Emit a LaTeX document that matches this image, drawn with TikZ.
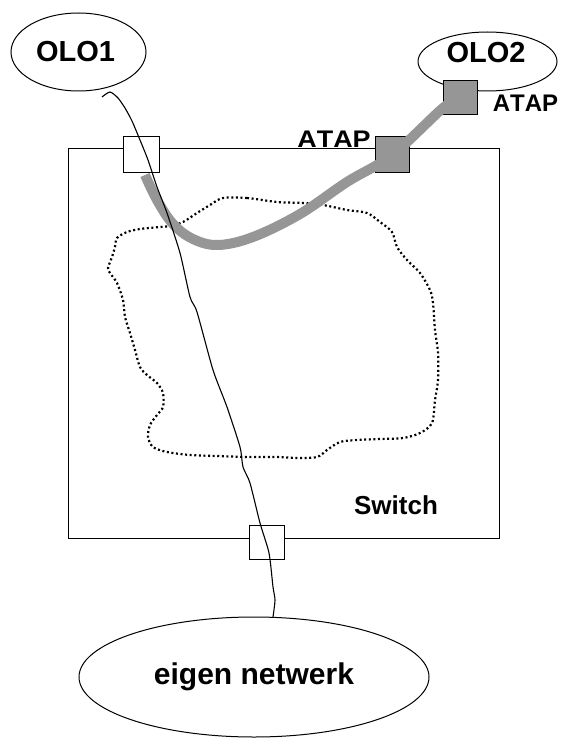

────────────────

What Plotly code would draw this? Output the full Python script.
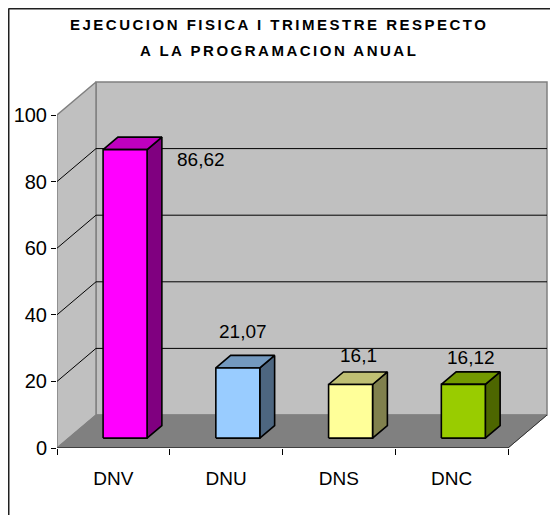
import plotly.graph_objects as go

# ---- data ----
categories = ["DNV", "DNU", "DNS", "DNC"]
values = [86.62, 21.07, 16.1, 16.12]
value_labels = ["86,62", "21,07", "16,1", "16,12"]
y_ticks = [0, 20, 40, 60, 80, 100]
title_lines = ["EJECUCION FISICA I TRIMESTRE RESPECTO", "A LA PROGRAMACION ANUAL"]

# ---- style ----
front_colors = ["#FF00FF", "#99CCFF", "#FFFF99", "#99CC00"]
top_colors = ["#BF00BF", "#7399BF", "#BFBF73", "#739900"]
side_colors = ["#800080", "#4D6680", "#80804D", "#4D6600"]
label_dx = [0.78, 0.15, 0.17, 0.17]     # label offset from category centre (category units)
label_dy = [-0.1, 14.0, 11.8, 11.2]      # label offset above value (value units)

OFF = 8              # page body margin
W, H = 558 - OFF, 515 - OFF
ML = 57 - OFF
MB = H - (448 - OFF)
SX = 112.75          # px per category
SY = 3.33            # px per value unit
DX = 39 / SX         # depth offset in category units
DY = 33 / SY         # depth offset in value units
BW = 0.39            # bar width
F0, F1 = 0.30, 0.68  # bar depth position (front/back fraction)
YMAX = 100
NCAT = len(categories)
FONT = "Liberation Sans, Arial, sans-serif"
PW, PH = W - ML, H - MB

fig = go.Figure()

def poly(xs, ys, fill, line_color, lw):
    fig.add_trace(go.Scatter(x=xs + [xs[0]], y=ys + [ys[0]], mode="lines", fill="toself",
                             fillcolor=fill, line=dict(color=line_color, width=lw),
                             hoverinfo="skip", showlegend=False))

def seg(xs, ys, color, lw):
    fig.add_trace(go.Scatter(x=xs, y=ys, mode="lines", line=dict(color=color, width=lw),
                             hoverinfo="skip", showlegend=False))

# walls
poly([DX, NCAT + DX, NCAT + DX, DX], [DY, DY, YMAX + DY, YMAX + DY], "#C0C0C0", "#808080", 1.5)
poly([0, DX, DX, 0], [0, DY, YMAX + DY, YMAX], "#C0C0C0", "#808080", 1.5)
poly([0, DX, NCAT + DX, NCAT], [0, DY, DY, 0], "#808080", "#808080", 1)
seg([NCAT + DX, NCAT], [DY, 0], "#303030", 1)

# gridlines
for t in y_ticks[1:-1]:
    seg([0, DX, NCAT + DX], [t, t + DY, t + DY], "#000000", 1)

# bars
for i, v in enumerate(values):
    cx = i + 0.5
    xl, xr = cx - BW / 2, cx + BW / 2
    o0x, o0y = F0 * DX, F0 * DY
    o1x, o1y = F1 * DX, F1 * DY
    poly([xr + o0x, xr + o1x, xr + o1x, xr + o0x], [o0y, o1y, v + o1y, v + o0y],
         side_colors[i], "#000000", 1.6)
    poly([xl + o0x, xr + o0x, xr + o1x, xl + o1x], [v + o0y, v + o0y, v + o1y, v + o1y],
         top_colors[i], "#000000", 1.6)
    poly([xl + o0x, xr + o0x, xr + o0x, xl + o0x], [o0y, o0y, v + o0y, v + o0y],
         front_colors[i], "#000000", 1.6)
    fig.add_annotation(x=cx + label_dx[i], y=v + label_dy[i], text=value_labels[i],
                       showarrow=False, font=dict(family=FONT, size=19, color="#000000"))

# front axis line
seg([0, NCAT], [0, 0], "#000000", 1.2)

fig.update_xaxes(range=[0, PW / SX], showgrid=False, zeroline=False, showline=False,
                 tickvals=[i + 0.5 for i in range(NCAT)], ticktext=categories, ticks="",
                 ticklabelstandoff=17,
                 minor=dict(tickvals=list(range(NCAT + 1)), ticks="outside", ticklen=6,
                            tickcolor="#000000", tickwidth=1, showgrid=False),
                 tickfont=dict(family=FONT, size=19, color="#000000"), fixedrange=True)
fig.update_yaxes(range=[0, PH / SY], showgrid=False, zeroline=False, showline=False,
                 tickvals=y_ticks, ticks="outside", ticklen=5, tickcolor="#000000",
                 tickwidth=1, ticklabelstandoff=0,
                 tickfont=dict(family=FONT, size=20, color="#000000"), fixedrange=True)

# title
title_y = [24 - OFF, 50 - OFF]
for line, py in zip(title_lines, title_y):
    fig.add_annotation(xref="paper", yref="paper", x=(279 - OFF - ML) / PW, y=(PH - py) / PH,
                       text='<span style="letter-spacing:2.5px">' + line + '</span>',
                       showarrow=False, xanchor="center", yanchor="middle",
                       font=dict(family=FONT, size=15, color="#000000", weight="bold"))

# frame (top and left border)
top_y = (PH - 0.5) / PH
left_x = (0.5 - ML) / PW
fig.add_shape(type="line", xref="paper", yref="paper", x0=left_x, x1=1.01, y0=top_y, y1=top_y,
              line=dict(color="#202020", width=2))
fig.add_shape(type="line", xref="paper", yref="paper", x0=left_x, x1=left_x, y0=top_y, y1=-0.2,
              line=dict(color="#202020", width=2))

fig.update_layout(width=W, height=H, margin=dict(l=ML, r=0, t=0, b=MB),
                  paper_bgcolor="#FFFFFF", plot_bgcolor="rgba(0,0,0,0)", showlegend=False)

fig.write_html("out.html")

────────────────

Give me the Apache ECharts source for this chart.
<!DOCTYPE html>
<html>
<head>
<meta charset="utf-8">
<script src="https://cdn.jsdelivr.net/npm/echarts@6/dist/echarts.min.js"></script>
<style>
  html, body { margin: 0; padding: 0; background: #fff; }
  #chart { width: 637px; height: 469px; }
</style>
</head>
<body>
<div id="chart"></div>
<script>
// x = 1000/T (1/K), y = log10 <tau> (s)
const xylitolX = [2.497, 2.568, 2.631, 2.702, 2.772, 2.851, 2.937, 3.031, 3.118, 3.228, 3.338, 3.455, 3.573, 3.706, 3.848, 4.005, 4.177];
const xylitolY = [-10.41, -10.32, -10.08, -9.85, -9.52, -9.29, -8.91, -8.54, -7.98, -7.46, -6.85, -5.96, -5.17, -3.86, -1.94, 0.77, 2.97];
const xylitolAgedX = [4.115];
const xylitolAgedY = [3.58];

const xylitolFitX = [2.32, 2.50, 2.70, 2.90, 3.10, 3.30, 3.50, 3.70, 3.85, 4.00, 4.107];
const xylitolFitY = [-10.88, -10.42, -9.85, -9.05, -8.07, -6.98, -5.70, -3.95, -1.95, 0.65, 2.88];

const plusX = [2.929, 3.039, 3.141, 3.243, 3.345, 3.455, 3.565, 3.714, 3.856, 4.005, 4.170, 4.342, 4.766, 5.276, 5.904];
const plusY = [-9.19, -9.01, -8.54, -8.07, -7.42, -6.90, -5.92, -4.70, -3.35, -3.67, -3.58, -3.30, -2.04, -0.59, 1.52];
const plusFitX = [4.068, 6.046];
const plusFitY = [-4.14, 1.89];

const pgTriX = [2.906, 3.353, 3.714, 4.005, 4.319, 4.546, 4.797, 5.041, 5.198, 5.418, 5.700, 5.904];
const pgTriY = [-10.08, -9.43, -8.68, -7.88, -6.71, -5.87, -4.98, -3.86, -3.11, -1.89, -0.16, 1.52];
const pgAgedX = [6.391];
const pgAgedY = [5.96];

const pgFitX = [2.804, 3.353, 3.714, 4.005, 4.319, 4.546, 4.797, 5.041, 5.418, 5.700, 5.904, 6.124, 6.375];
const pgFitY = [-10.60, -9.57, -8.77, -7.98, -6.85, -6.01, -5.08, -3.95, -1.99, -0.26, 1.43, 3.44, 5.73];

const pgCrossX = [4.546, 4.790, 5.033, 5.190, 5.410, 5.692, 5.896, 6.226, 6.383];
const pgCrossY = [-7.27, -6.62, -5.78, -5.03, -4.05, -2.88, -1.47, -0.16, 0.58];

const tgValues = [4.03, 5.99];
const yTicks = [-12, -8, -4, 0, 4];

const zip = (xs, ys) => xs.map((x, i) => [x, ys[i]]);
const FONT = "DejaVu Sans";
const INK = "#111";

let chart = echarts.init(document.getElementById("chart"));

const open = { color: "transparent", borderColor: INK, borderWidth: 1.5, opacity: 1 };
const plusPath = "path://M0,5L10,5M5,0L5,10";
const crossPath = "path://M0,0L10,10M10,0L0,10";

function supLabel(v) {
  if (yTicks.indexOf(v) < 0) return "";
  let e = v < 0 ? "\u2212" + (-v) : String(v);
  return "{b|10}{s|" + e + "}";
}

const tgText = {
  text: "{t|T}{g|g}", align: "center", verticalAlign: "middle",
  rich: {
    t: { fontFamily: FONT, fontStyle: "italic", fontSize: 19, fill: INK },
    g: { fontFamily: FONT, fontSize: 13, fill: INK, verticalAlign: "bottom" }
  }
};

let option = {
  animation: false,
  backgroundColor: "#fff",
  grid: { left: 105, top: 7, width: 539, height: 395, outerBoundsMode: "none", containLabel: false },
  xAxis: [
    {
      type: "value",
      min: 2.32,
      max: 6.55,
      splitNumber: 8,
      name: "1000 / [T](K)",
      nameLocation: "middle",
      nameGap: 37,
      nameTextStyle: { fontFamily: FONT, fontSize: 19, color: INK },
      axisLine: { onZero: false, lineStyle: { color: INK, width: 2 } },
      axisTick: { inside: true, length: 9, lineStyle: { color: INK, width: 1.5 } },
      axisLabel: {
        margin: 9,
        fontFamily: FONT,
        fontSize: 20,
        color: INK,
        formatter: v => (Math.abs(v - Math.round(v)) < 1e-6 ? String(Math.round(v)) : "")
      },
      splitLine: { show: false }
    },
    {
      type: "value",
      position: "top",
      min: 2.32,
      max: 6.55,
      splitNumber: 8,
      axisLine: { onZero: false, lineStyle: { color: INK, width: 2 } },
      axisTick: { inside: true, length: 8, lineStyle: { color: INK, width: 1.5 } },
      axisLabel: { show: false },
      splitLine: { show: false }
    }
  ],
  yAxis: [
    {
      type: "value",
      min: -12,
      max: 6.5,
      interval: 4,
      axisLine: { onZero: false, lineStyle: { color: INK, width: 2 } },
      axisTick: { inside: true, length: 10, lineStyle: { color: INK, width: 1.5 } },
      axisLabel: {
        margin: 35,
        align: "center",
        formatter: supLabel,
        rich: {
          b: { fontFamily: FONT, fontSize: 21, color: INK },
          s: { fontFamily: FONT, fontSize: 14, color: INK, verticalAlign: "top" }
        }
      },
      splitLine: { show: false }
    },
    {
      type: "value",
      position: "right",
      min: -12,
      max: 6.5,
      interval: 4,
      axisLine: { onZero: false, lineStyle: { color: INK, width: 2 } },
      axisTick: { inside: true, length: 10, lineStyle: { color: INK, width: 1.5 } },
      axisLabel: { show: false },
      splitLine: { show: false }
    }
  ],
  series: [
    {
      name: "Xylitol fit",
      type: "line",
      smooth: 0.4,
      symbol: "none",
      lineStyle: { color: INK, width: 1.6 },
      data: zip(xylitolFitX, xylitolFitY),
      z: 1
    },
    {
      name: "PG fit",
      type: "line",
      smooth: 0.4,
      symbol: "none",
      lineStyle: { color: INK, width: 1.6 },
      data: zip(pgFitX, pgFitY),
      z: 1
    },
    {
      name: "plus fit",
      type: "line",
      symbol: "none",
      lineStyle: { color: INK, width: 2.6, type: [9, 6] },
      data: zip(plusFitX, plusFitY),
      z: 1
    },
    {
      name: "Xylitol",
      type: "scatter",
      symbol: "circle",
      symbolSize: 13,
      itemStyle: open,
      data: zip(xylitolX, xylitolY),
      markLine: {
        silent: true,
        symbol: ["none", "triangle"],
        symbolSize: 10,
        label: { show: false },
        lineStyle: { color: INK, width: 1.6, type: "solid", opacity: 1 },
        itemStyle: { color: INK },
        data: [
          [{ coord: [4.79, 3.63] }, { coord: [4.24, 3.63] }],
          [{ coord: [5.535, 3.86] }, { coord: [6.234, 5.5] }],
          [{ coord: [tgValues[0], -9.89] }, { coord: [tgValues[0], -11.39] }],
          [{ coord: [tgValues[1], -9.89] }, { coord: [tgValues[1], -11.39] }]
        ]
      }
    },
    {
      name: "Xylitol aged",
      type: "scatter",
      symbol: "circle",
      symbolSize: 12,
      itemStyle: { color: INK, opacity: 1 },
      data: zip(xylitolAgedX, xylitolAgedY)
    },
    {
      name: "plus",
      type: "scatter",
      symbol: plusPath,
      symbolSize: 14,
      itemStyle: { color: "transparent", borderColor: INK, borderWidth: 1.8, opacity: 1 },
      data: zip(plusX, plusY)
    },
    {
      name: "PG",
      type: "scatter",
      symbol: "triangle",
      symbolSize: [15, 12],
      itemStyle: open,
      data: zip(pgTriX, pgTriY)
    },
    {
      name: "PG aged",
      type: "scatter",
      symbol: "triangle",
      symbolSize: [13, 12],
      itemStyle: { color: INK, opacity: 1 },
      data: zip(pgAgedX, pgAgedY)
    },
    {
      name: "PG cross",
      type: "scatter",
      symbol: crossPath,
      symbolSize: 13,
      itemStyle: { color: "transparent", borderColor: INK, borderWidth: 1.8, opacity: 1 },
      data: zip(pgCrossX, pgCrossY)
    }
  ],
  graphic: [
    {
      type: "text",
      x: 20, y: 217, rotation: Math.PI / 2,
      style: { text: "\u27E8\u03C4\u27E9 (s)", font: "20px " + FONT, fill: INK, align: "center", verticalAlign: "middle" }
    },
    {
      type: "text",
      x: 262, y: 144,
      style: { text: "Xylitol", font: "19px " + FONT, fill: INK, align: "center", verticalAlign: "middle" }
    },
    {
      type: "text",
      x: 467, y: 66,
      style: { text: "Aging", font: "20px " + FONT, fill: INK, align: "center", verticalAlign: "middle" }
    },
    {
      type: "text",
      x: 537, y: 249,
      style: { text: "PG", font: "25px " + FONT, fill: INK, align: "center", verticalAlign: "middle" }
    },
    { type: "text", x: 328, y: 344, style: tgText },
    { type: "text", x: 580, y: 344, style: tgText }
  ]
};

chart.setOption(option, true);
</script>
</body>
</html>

────────────────

WORK INSTRUCTIONS:
Only the lines from "What Plotly code" through "label_dy = [-0.1, 14.0, 11.8, 11.2]" should appear in your output, copied exactly with both end lines, and with no pictures.

TASK RESPONSE:
What Plotly code would draw this? Output the full Python script.
import plotly.graph_objects as go

# ---- data ----
categories = ["DNV", "DNU", "DNS", "DNC"]
values = [86.62, 21.07, 16.1, 16.12]
value_labels = ["86,62", "21,07", "16,1", "16,12"]
y_ticks = [0, 20, 40, 60, 80, 100]
title_lines = ["EJECUCION FISICA I TRIMESTRE RESPECTO", "A LA PROGRAMACION ANUAL"]

# ---- style ----
front_colors = ["#FF00FF", "#99CCFF", "#FFFF99", "#99CC00"]
top_colors = ["#BF00BF", "#7399BF", "#BFBF73", "#739900"]
side_colors = ["#800080", "#4D6680", "#80804D", "#4D6600"]
label_dx = [0.78, 0.15, 0.17, 0.17]     # label offset from category centre (category units)
label_dy = [-0.1, 14.0, 11.8, 11.2]      # label offset above value (value units)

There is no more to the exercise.